§ **Data block**:

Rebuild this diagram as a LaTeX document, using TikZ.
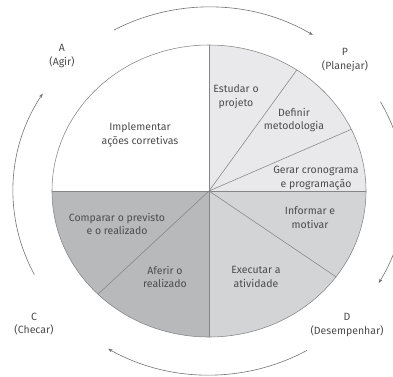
\documentclass[tikz,border=0pt]{standalone}
\usepackage{fontspec}
\setmainfont{Fira Sans}
\usetikzlibrary{arrows.meta}
\definecolor{planfill}{HTML}{E9E9EB}
\definecolor{dofill}{HTML}{D3D4D6}
\definecolor{checkfill}{HTML}{B8B9BB}
\begin{document}
\begin{tikzpicture}[x=1pt,y=1pt,
  lbl/.style={align=center,font=\fontsize{10.5}{13.8}\selectfont,text=black!70,inner sep=0pt},
  divider/.style={draw=black!48,line width=0.55pt},
  wheel/.style={x radius=157pt,y radius=146pt},
  ring/.style={x radius=196pt,y radius=184pt},
  cycle/.style={draw=black!55,line width=0.6pt,-{Stealth[length=4.5pt,width=3.2pt]}}]
\useasboundingbox (-209,-185) rectangle (184,191);
\clip (-209,-185) rectangle (184,191);
% sectors of the wheel
\fill[white] (0,0) -- (90:157pt and 146pt) arc[start angle=90,end angle=180,wheel] -- cycle;
\fill[planfill] (0,0) -- (0:157pt and 146pt) arc[start angle=0,end angle=90,wheel] -- cycle;
\fill[dofill] (0,0) -- (-90:157pt and 146pt) arc[start angle=-90,end angle=0,wheel] -- cycle;
\fill[checkfill] (0,0) -- (180:157pt and 146pt) arc[start angle=180,end angle=270,wheel] -- cycle;
% outline and dividers
\draw[divider] (0,0) ellipse[wheel];
\foreach \a in {90,56,25,0,-36,-90,-135,180}
  \draw[divider] (0,0) -- (\a:157pt and 146pt);
% cycle arrows
\draw[cycle] (119:196pt and 184pt) arc[start angle=119,end angle=58,ring];
\draw[cycle] (29:196pt and 184pt) arc[start angle=29,end angle=-30,ring];
\draw[cycle] (-60:196pt and 184pt) arc[start angle=-60,end angle=-121,ring];
\draw[cycle] (207:196pt and 184pt) arc[start angle=207,end angle=148,ring];
% phase labels
\node[lbl] (pA) at (-147,135) {A\\(Agir)};
\node[lbl] (pP) at (136,131) {P\\(Planejar)};
\node[lbl] (pC) at (-175,-133) {C\\(Checar)};
\node[lbl] (pD) at (138,-134) {D\\(Desempenhar)};
% sector texts
\node[lbl] (s1) at (-69,56) {Implementar\\ações corretivas};
\node[lbl] (s2) at (27,94) {Estudar o\\projeto};
\node[lbl] (s3) at (85,71) {Definir\\metodologia};
\node[lbl] (s4) at (107,13) {Gerar cronograma\\e programação};
\node[lbl] (s5) at (101,-27) {Informar e\\motivar};
\node[lbl] (s6) at (47,-86) {Executar a\\atividade};
\node[lbl] (s7) at (-92,-33) {Comparar o previsto\\e o realizado};
\node[lbl] (s8) at (-44,-86) {Aferir o\\realizado};
\end{tikzpicture}
\end{document}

§ **Instruction**:
Repeat all the data as it stands, dropping any images it holds.

§ **Finished answer**:
Rebuild this diagram as a LaTeX document, using TikZ.
\documentclass[tikz,border=0pt]{standalone}
\usepackage{fontspec}
\setmainfont{Fira Sans}
\usetikzlibrary{arrows.meta}
\definecolor{planfill}{HTML}{E9E9EB}
\definecolor{dofill}{HTML}{D3D4D6}
\definecolor{checkfill}{HTML}{B8B9BB}
\begin{document}
\begin{tikzpicture}[x=1pt,y=1pt,
  lbl/.style={align=center,font=\fontsize{10.5}{13.8}\selectfont,text=black!70,inner sep=0pt},
  divider/.style={draw=black!48,line width=0.55pt},
  wheel/.style={x radius=157pt,y radius=146pt},
  ring/.style={x radius=196pt,y radius=184pt},
  cycle/.style={draw=black!55,line width=0.6pt,-{Stealth[length=4.5pt,width=3.2pt]}}]
\useasboundingbox (-209,-185) rectangle (184,191);
\clip (-209,-185) rectangle (184,191);
% sectors of the wheel
\fill[white] (0,0) -- (90:157pt and 146pt) arc[start angle=90,end angle=180,wheel] -- cycle;
\fill[planfill] (0,0) -- (0:157pt and 146pt) arc[start angle=0,end angle=90,wheel] -- cycle;
\fill[dofill] (0,0) -- (-90:157pt and 146pt) arc[start angle=-90,end angle=0,wheel] -- cycle;
\fill[checkfill] (0,0) -- (180:157pt and 146pt) arc[start angle=180,end angle=270,wheel] -- cycle;
% outline and dividers
\draw[divider] (0,0) ellipse[wheel];
\foreach \a in {90,56,25,0,-36,-90,-135,180}
  \draw[divider] (0,0) -- (\a:157pt and 146pt);
% cycle arrows
\draw[cycle] (119:196pt and 184pt) arc[start angle=119,end angle=58,ring];
\draw[cycle] (29:196pt and 184pt) arc[start angle=29,end angle=-30,ring];
\draw[cycle] (-60:196pt and 184pt) arc[start angle=-60,end angle=-121,ring];
\draw[cycle] (207:196pt and 184pt) arc[start angle=207,end angle=148,ring];
% phase labels
\node[lbl] (pA) at (-147,135) {A\\(Agir)};
\node[lbl] (pP) at (136,131) {P\\(Planejar)};
\node[lbl] (pC) at (-175,-133) {C\\(Checar)};
\node[lbl] (pD) at (138,-134) {D\\(Desempenhar)};
% sector texts
\node[lbl] (s1) at (-69,56) {Implementar\\ações corretivas};
\node[lbl] (s2) at (27,94) {Estudar o\\projeto};
\node[lbl] (s3) at (85,71) {Definir\\metodologia};
\node[lbl] (s4) at (107,13) {Gerar cronograma\\e programação};
\node[lbl] (s5) at (101,-27) {Informar e\\motivar};
\node[lbl] (s6) at (47,-86) {Executar a\\atividade};
\node[lbl] (s7) at (-92,-33) {Comparar o previsto\\e o realizado};
\node[lbl] (s8) at (-44,-86) {Aferir o\\realizado};
\end{tikzpicture}
\end{document}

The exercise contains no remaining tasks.